#### Required work
Copy the listing verbatim, excluding any images found in it.

--

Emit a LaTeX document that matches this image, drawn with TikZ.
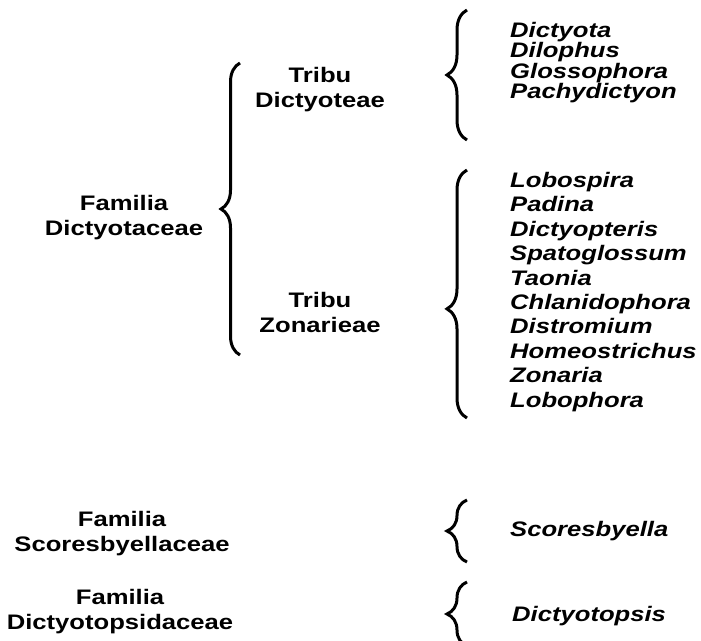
\documentclass[tikz,border=0pt]{standalone}
\usepackage{fontspec}
\setmainfont[FakeStretch=1.22]{Liberation Sans}
\usetikzlibrary{decorations.pathreplacing}

\begin{document}
\begin{tikzpicture} [
    x=1pt, y=-1pt,
    fam/.style={inner sep=0pt, anchor=north, align=center,
      font=\fontsize{21}{25.5}\selectfont\bfseries},
    genus/.style={inner sep=0pt, anchor=north west, align=left,
      font=\fontsize{21}{20.5}\selectfont\bfseries\itshape},
    brc/.style={decorate, decoration={brace, amplitude=20pt}, line width=3pt},
    ]
    \useasboundingbox (0,0) rectangle (701,640);
    % Left column
    \node[fam] (dictyotaceae) at (124,195) {Familia\\Dictyotaceae};
    \node[fam] (scoresbyellaceae) at (122,511) {Familia\\Scoresbyellaceae};
    \node[fam] (dictyotopsidaceae) at (120,589) {Familia\\Dictyotopsidaceae};
    % Middle column
    \node[fam] (dictyoteae) at (320,67) {Tribu\\Dictyoteae};
    \node[fam] (zonarieae) at (320,292) {Tribu\\Zonarieae};
    % Right column
    \node[genus] (gen1) at (510,22) {Dictyota\\Dilophus\\Glossophora\\Pachydictyon};
    \node[genus, font=\fontsize{21}{24.4}\selectfont\bfseries\itshape] (gen2) at (510,172)
      {Lobospira\\Padina\\Dictyopteris\\Spatoglossum\\Taonia\\Chlanidophora\\Distromium\\Homeostrichus\\Zonaria\\Lobophora};
    \node[genus, anchor=west] (gen3) at (510,531) {Scoresbyella};
    \node[genus, anchor=west] (gen4) at (512,616) {Dictyotopsis};
    % Braces
    \coordinate (b0top) at (240,63);  \coordinate (b0bot) at (240,355);
    \coordinate (b1top) at (467,10);  \coordinate (b1bot) at (467,140);
    \coordinate (b2top) at (467,170); \coordinate (b2bot) at (467,418);
    \coordinate (b3top) at (467,500); \coordinate (b3bot) at (467,562);
    \coordinate (b4top) at (467,582); \coordinate (b4bot) at (467,646);
    \draw[brc, decoration={amplitude=19pt}] (b0bot) -- (b0top);
    \draw[brc] (b1bot) -- (b1top);
    \draw[brc, decoration={aspect=0.44}] (b2bot) -- (b2top);
    \draw[brc] (b3bot) -- (b3top);
    \draw[brc] (b4bot) -- (b4top);
  \end{tikzpicture}
\end{document}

--

#### Reply
Emit a LaTeX document that matches this image, drawn with TikZ.
\documentclass[tikz,border=0pt]{standalone}
\usepackage{fontspec}
\setmainfont[FakeStretch=1.22]{Liberation Sans}
\usetikzlibrary{decorations.pathreplacing}

\begin{document}
\begin{tikzpicture} [
    x=1pt, y=-1pt,
    fam/.style={inner sep=0pt, anchor=north, align=center,
      font=\fontsize{21}{25.5}\selectfont\bfseries},
    genus/.style={inner sep=0pt, anchor=north west, align=left,
      font=\fontsize{21}{20.5}\selectfont\bfseries\itshape},
    brc/.style={decorate, decoration={brace, amplitude=20pt}, line width=3pt},
    ]
    \useasboundingbox (0,0) rectangle (701,640);
    % Left column
    \node[fam] (dictyotaceae) at (124,195) {Familia\\Dictyotaceae};
    \node[fam] (scoresbyellaceae) at (122,511) {Familia\\Scoresbyellaceae};
    \node[fam] (dictyotopsidaceae) at (120,589) {Familia\\Dictyotopsidaceae};
    % Middle column
    \node[fam] (dictyoteae) at (320,67) {Tribu\\Dictyoteae};
    \node[fam] (zonarieae) at (320,292) {Tribu\\Zonarieae};
    % Right column
    \node[genus] (gen1) at (510,22) {Dictyota\\Dilophus\\Glossophora\\Pachydictyon};
    \node[genus, font=\fontsize{21}{24.4}\selectfont\bfseries\itshape] (gen2) at (510,172)
      {Lobospira\\Padina\\Dictyopteris\\Spatoglossum\\Taonia\\Chlanidophora\\Distromium\\Homeostrichus\\Zonaria\\Lobophora};
    \node[genus, anchor=west] (gen3) at (510,531) {Scoresbyella};
    \node[genus, anchor=west] (gen4) at (512,616) {Dictyotopsis};
    % Braces
    \coordinate (b0top) at (240,63);  \coordinate (b0bot) at (240,355);
    \coordinate (b1top) at (467,10);  \coordinate (b1bot) at (467,140);
    \coordinate (b2top) at (467,170); \coordinate (b2bot) at (467,418);
    \coordinate (b3top) at (467,500); \coordinate (b3bot) at (467,562);
    \coordinate (b4top) at (467,582); \coordinate (b4bot) at (467,646);
    \draw[brc, decoration={amplitude=19pt}] (b0bot) -- (b0top);
    \draw[brc] (b1bot) -- (b1top);
    \draw[brc, decoration={aspect=0.44}] (b2bot) -- (b2top);
    \draw[brc] (b3bot) -- (b3top);
    \draw[brc] (b4bot) -- (b4top);
  \end{tikzpicture}
\end{document}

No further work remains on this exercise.